The two blocks shown in the figure are not attached. The minimum magnitude of the horizontal force $F$ required to keep the smaller block from slipping down the larger block is -
[Take $g=10{\text{m/s}}^2$]

• A. $472\text{N}$
• B. $672\text{N}$
• C. $372\text{N}$
• D. $572\text{N}$

Answer 1

The correct option is D $572\text{N}$

Let the combined acceleration of the two blocks system be $a$.

FBD of blocks,


From second law of motion,$(\sum F=ma)$, for block $M$

$N=88a........\left(1\right)$
[Along horizontal]

Similarly, for block $m$,

$F-N=16a$ [Along horizontal]

$\Rightarrow F-88a=16a$ [from (1)]

$\Rightarrow F=104a.........\left(2\right)$

Also, for just slipping condition
$f=160$ [Along vertical]

$\Rightarrow \mu N=160$

$\Rightarrow 0.33\times 88a=160$ [from (1)]

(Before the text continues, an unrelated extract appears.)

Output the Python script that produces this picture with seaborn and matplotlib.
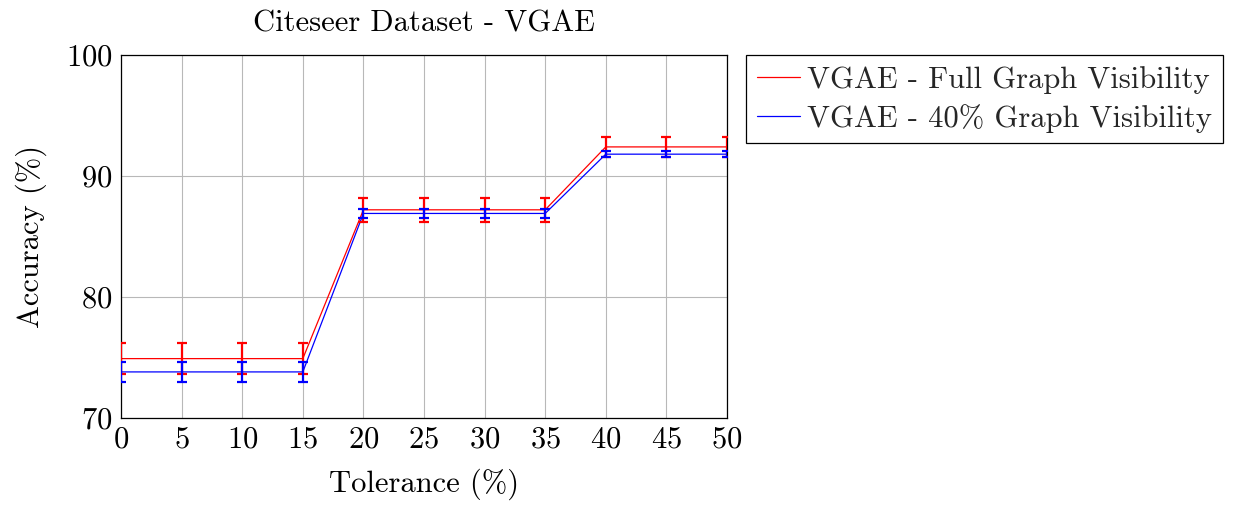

$\Rightarrow a=5.5{\text{m/s}}^2$

Putting the value of $a$ in eq.(2)

$F=104\times 5.5$

$\Rightarrow F=572\text{N}$ is the minimum force required.

Why this question ? Concept involved - (1) Newton's law of motions. Tip - If there are two blocks or more which are static with respect to each other, then consider them as a system. Such questions are generally asked in JEE main.